[Figure scripts]
[BEGIN]

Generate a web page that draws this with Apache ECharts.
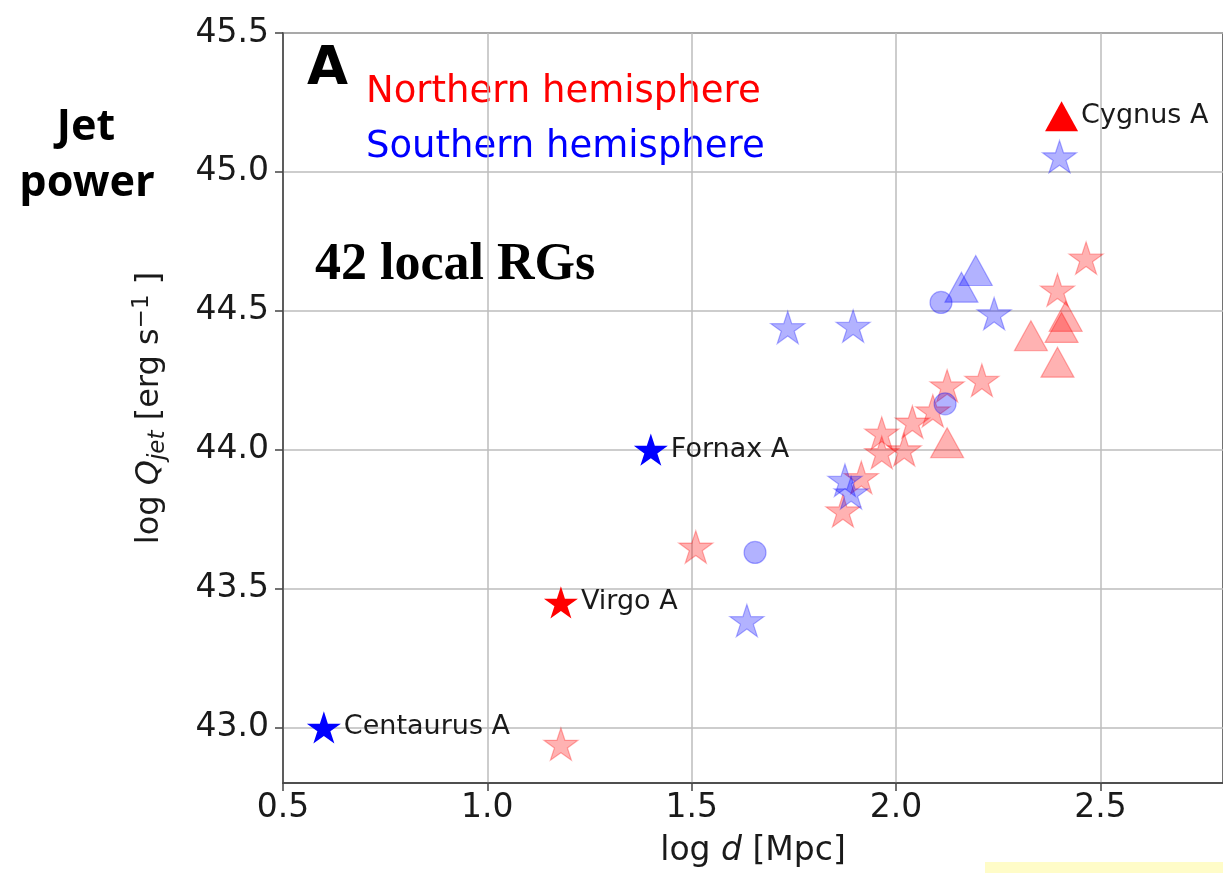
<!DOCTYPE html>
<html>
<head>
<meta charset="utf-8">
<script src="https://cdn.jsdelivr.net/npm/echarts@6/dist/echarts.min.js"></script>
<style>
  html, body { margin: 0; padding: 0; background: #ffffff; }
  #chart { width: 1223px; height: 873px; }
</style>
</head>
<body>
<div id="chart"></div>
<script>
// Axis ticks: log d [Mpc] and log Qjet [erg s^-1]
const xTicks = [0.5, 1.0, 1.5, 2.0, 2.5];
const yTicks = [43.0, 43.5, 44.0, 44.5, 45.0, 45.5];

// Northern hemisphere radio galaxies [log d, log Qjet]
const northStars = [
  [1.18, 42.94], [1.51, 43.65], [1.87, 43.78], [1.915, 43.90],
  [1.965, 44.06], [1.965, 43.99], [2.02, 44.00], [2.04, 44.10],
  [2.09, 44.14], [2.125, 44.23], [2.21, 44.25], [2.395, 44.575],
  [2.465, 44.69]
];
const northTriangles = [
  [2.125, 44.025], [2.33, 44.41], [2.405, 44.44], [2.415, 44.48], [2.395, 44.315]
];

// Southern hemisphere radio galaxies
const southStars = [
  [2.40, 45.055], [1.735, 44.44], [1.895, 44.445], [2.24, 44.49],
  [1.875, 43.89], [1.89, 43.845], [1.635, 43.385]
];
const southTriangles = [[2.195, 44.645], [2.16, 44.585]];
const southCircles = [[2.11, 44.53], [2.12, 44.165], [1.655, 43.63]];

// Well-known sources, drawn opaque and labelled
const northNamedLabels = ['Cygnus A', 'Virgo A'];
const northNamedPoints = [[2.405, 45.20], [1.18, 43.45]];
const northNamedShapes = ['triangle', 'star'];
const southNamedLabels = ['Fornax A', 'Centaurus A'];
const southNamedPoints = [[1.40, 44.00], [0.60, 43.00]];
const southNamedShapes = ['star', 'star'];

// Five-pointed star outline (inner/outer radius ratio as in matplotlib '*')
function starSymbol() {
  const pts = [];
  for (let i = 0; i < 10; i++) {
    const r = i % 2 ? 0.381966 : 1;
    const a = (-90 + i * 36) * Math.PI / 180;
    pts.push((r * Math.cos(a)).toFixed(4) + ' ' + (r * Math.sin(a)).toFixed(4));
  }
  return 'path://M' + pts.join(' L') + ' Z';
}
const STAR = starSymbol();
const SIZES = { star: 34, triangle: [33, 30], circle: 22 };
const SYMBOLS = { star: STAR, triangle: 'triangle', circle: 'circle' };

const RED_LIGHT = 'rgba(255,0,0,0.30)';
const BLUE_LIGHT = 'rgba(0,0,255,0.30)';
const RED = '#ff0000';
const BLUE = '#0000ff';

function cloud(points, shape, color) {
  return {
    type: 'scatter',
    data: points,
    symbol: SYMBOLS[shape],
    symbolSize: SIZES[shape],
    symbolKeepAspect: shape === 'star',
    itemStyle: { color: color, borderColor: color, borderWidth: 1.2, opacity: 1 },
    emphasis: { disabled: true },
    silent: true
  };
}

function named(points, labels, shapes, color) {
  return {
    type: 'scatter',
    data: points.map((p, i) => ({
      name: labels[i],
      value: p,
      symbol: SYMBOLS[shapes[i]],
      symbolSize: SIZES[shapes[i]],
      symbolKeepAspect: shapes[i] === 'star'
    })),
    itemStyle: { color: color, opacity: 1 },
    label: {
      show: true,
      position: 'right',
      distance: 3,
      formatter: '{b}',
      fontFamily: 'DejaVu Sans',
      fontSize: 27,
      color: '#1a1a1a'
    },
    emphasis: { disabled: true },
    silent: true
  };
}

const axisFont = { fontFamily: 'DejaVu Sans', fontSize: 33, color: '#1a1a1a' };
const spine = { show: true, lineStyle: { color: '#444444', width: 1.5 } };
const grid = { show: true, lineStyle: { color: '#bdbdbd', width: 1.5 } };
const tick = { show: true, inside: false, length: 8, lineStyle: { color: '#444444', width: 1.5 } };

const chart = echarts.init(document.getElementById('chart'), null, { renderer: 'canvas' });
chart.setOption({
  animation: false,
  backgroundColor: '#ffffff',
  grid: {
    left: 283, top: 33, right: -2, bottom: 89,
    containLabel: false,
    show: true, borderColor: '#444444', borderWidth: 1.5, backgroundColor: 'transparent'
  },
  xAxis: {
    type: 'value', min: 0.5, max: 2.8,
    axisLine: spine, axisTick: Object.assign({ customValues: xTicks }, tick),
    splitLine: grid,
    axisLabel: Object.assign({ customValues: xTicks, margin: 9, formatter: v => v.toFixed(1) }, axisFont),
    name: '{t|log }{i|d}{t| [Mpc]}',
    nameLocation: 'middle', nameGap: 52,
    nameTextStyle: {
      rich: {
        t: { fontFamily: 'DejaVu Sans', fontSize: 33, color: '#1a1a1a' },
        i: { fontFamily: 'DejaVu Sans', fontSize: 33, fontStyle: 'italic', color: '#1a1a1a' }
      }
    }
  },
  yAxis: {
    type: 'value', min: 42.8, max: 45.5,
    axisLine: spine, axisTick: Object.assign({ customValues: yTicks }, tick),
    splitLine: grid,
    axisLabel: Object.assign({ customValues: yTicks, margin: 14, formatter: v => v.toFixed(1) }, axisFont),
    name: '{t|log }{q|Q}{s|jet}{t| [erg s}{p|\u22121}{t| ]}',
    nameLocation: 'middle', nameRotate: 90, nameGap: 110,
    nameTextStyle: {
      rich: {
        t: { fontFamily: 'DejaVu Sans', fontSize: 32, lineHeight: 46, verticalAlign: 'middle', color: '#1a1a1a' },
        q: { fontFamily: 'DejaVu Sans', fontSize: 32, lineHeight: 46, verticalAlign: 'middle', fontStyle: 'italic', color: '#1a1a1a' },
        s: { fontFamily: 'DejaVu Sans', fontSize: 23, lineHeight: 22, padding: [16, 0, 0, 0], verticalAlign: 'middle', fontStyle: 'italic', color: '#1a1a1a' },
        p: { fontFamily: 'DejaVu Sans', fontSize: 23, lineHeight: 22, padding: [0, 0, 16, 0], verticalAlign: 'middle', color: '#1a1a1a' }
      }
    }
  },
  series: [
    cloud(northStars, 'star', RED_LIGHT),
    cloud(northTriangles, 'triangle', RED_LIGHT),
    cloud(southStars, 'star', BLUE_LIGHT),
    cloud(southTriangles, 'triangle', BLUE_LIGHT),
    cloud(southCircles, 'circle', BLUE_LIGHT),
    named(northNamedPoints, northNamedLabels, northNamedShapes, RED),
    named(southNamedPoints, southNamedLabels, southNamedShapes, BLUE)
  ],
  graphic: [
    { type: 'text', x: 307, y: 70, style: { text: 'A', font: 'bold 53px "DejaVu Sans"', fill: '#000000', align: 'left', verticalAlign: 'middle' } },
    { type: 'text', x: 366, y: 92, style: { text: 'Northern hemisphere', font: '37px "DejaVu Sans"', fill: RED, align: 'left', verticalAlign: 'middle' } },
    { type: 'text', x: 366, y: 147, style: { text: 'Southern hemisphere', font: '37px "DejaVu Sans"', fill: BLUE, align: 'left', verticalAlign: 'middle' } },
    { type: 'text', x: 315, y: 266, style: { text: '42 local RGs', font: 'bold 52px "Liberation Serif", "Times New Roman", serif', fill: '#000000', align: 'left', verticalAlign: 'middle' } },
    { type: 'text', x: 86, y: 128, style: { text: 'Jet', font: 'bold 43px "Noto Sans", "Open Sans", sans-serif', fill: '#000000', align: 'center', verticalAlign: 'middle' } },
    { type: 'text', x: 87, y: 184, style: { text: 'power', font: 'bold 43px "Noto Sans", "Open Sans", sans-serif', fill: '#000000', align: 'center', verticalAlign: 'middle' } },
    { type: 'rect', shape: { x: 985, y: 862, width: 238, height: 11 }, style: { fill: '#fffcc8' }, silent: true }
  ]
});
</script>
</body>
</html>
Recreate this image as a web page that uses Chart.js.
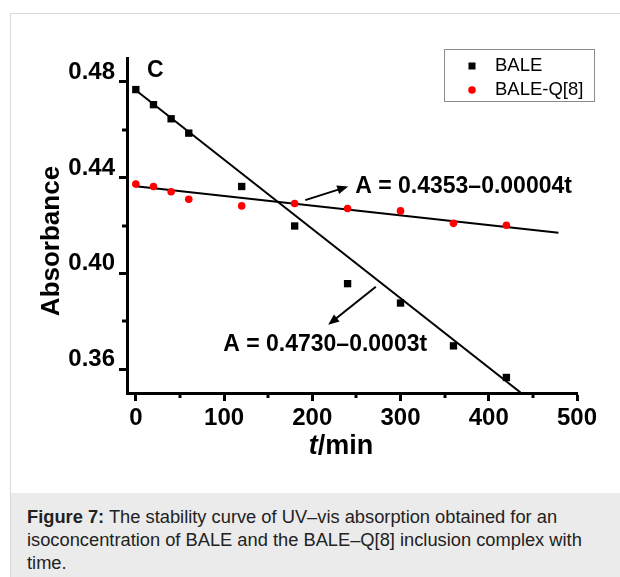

[END]

YOUR GOAL: Reproduce the material above exactly, first line through the line that contains "triangle: 'triangle', circle: 'circle'", minus the pictures.

FINAL ANSWER:
Generate a web page that draws this with Apache ECharts.
<!DOCTYPE html>
<html>
<head>
<meta charset="utf-8">
<script src="https://cdn.jsdelivr.net/npm/echarts@6/dist/echarts.min.js"></script>
<style>
  html, body { margin: 0; padding: 0; background: #ffffff; }
  #chart { width: 1223px; height: 873px; }
</style>
</head>
<body>
<div id="chart"></div>
<script>
// Axis ticks: log d [Mpc] and log Qjet [erg s^-1]
const xTicks = [0.5, 1.0, 1.5, 2.0, 2.5];
const yTicks = [43.0, 43.5, 44.0, 44.5, 45.0, 45.5];

// Northern hemisphere radio galaxies [log d, log Qjet]
const northStars = [
  [1.18, 42.94], [1.51, 43.65], [1.87, 43.78], [1.915, 43.90],
  [1.965, 44.06], [1.965, 43.99], [2.02, 44.00], [2.04, 44.10],
  [2.09, 44.14], [2.125, 44.23], [2.21, 44.25], [2.395, 44.575],
  [2.465, 44.69]
];
const northTriangles = [
  [2.125, 44.025], [2.33, 44.41], [2.405, 44.44], [2.415, 44.48], [2.395, 44.315]
];

// Southern hemisphere radio galaxies
const southStars = [
  [2.40, 45.055], [1.735, 44.44], [1.895, 44.445], [2.24, 44.49],
  [1.875, 43.89], [1.89, 43.845], [1.635, 43.385]
];
const southTriangles = [[2.195, 44.645], [2.16, 44.585]];
const southCircles = [[2.11, 44.53], [2.12, 44.165], [1.655, 43.63]];

// Well-known sources, drawn opaque and labelled
const northNamedLabels = ['Cygnus A', 'Virgo A'];
const northNamedPoints = [[2.405, 45.20], [1.18, 43.45]];
const northNamedShapes = ['triangle', 'star'];
const southNamedLabels = ['Fornax A', 'Centaurus A'];
const southNamedPoints = [[1.40, 44.00], [0.60, 43.00]];
const southNamedShapes = ['star', 'star'];

// Five-pointed star outline (inner/outer radius ratio as in matplotlib '*')
function starSymbol() {
  const pts = [];
  for (let i = 0; i < 10; i++) {
    const r = i % 2 ? 0.381966 : 1;
    const a = (-90 + i * 36) * Math.PI / 180;
    pts.push((r * Math.cos(a)).toFixed(4) + ' ' + (r * Math.sin(a)).toFixed(4));
  }
  return 'path://M' + pts.join(' L') + ' Z';
}
const STAR = starSymbol();
const SIZES = { star: 34, triangle: [33, 30], circle: 22 };
const SYMBOLS = { star: STAR, triangle: 'triangle', circle: 'circle' };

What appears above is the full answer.